Will Wise

No. 6 – Eastern Mavericks
- Position: Small forward
- League: NBL1 Central

Personal information
- Born: October 30, 1991 (age 34) Philadelphia, Pennsylvania, U.S.
- Listed height: 6 ft 9 in (2.06 m)
- Listed weight: 225 lb (102 kg)

Career information
- High school: Abingdon Friends (Jenkintown, Pennsylvania); Hun School (Princeton, New Jersey);
- College: UMBC (2011–2013); Texas A&M International (2013–2015); Dominican College (2015–2016);
- NBA draft: 2016: undrafted
- Playing career: 2016–present

Career history
- 2016–2017: C.B. Nerja
- 2017–2018: CSM BC Sighetu Marmației
- 2018: Eastern Mavericks
- 2019–2020: BC Valga-Valka
- 2021: Eastern Mavericks

= William Wise III =

American basketball player (born 1991)

William Kenneth Wise III (born October 30, 1991) is an American professional basketball player who plays for Eastern Mavericks of the NBL1 Central in Australia. He finished his collegiate career at Dominican College (New York).

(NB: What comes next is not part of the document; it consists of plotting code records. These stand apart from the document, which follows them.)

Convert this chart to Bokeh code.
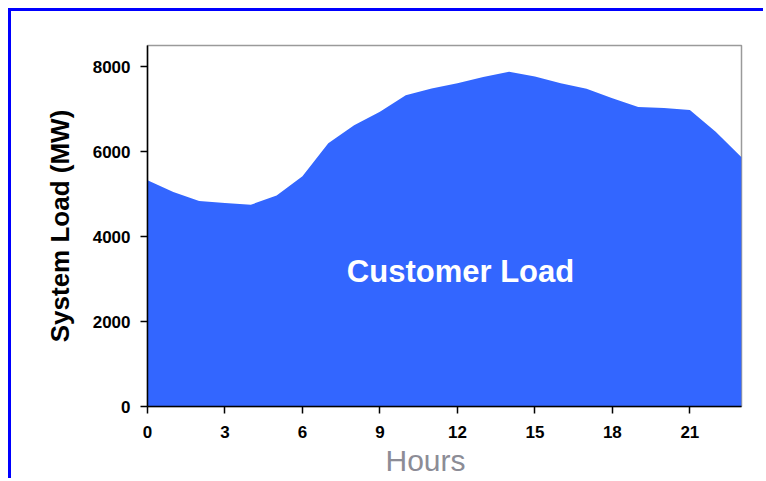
from bokeh.plotting import figure
from bokeh.models import ColumnDataSource, FixedTicker, Label, Range1d, Title
from bokeh.embed import file_html
from bokeh.resources import INLINE

# --- data ---
hours = list(range(24))
load_mw = [5330, 5050, 4840, 4790, 4750, 4970, 5420, 6200, 6620, 6940, 7330, 7490,
           7610, 7760, 7880, 7770, 7610, 7480, 7260, 7050, 7030, 6980, 6470, 5870]
x_ticks = [0, 3, 6, 9, 12, 15, 18, 21]
y_ticks = [0, 2000, 4000, 6000, 8000]
area_label = "Customer Load"
x_title = "Hours"
y_title = "System Load (MW)"

FONT = "Liberation Sans"

src = ColumnDataSource(dict(hours=hours, load=load_mw, base=[0] * len(hours)))

p = figure(width=755, height=470, output_backend="svg", toolbar_location=None,
           x_range=Range1d(0, 23), y_range=Range1d(0, 8500),
           min_border_left=136, min_border_right=25, min_border_top=34, min_border_bottom=75)
p.styles = {"border-top": "3px solid #0000ff", "border-left": "3px solid #0000ff",
            "margin-left": "8px", "margin-top": "8px"}

p.varea(x="hours", y1="base", y2="load", source=src, fill_color="#3366ff", fill_alpha=1.0)

p.xgrid.visible = False
p.ygrid.visible = False
p.outline_line_color = "#9a9a9a"
p.outline_line_width = 1.5
p.background_fill_color = "white"
p.border_fill_color = "white"

for ax in (p.xaxis[0], p.yaxis[0]):
    ax.axis_line_color = "black"
    ax.axis_line_width = 1.5
    ax.major_tick_line_color = "black"
    ax.major_tick_line_width = 1.5
    ax.major_tick_in = 0
    ax.major_tick_out = 7
    ax.minor_tick_line_color = None
    ax.major_label_text_font = FONT
    ax.major_label_text_font_style = "bold"
    ax.major_label_text_font_size = "17px"
    ax.major_label_text_color = "black"

p.xaxis.ticker = FixedTicker(ticks=x_ticks)
p.yaxis.ticker = FixedTicker(ticks=y_ticks)
p.xaxis.major_label_standoff = 12
p.yaxis.major_label_standoff = 10

p.yaxis.axis_label = y_title
p.yaxis.axis_label_text_font = FONT
p.yaxis.axis_label_text_font_style = "bold"
p.yaxis.axis_label_text_font_size = "26px"
p.yaxis.axis_label_text_color = "black"
p.yaxis.axis_label_standoff = 15

p.add_layout(Label(x=12.12, y=3170, text=area_label, text_align="center",
                   text_baseline="alphabetic", text_font=FONT, text_font_style="bold",
                   text_font_size="31px", text_color="white"))

p.add_layout(Title(text=x_title, align="left", offset=238, standoff=3,
                   text_font=FONT, text_font_style="normal", text_font_size="30px",
                   text_color="#8c8c96"), "below")

open("out.html", "w").write(file_html(p, INLINE))
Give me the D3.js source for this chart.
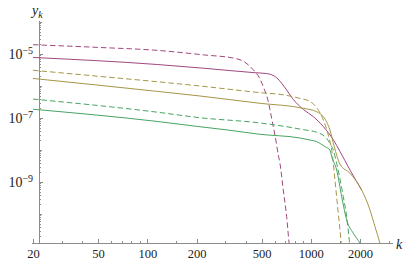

==Early life and college career==
Wise is a 6'9" forward from Philadelphia. He played high school basketball at Abington Friends School before transferring to The Hun School in Princeton, New Jersey, to finish high school.

He played college basketball at the University of Maryland, Baltimore County starting from 2011. After playing 6 total games in his second year Wise decided to transfer to TAMIU in the fall of 2013. Wise then transferred to Dominican College in New York to finish his collegiate career. He averaged 4.3 points and 2.9 rebounds in his lone season with the Chargers.

==Professional career==
Wise signed with C.B. Nerja in Spain's 4th division. In his second year, Wise signed with CSM BC Sighetu Marmației in Romania. Initially the club played in the country's second-tier basketball league, Liga I but were promoted to the top-tier Liga Națională.

Wise opted to leave the club midseason and join the Eastern Mavericks of the Premier League in Australia. For the 2018 season Wise led the Eastern Mavericks in total points, total rebounds, minutes played, rebounds per game (7.44) and was second in scoring with 19.83 ppg.

In December 2019 Wise agreed to terms with BC Valga-Valka of the Latvian-Estonian Basketball League.

In April 2021 Wise agreed to terms with Eastern Mavericks of the NBL1 Central in Australia, making his return to the club he played with in 2018.